Same Colors Different Values |
The seemingly ridiculous roulette scam where one player buys in for a color of minimum-denomination roulette chips, then holds on to a few while cashing out the rest, then passes those kept to a roulette-cheat partner who buys in for the same color chips at a different table for a higher denominaion, and then upon cashing those out, mixes in the chips received from the original cheat.
And it just keeps working.
The cheat scheme usually sees the first roulette cheat buying fifty-cent or one-dollar roulette chips while the second roulette cheat cashes out a handful of them at another table as twenty-five-dollar roulette chips.
So the profit is $24 per chip.
A skilled roulette cheat team working a busy night in a big casino with lots of roulette tables can make off with several thousand dollars during a single shift.

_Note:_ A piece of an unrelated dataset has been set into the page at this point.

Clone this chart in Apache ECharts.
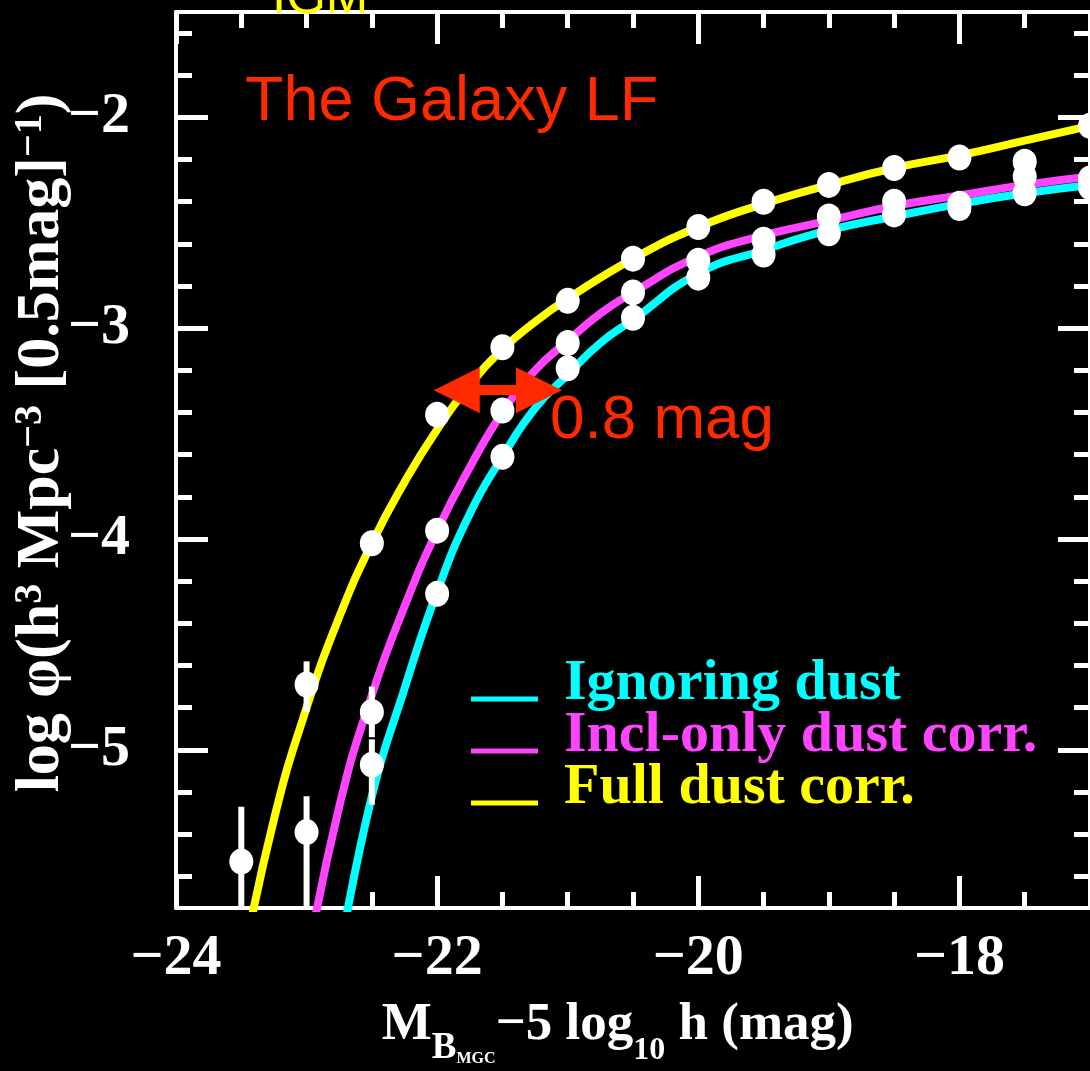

The latest instance of this roulette color-up scam resulting in a bust occurred at the L'auberge Casino in Baton Rouge Louisiana. The reported take was nearly $5,000 and the person responsible was twenty-eight-year-old Emiliano Rodriguez of the Bronx, NY, where a large number of these roulette color-up cheats come from.
The roulette cheat scam is generally done at Native American Casinos or in Riverboat Casino districts where roulette scammers believe casino security and surveillance is less efficient than in Las Vegas or Atlantic City.
Ohio casinos have been especially hard hit by this roulette scam the past few years.
And, unbelievably, the majority of these scams go unnoticed by casino authorities in all types of casinos.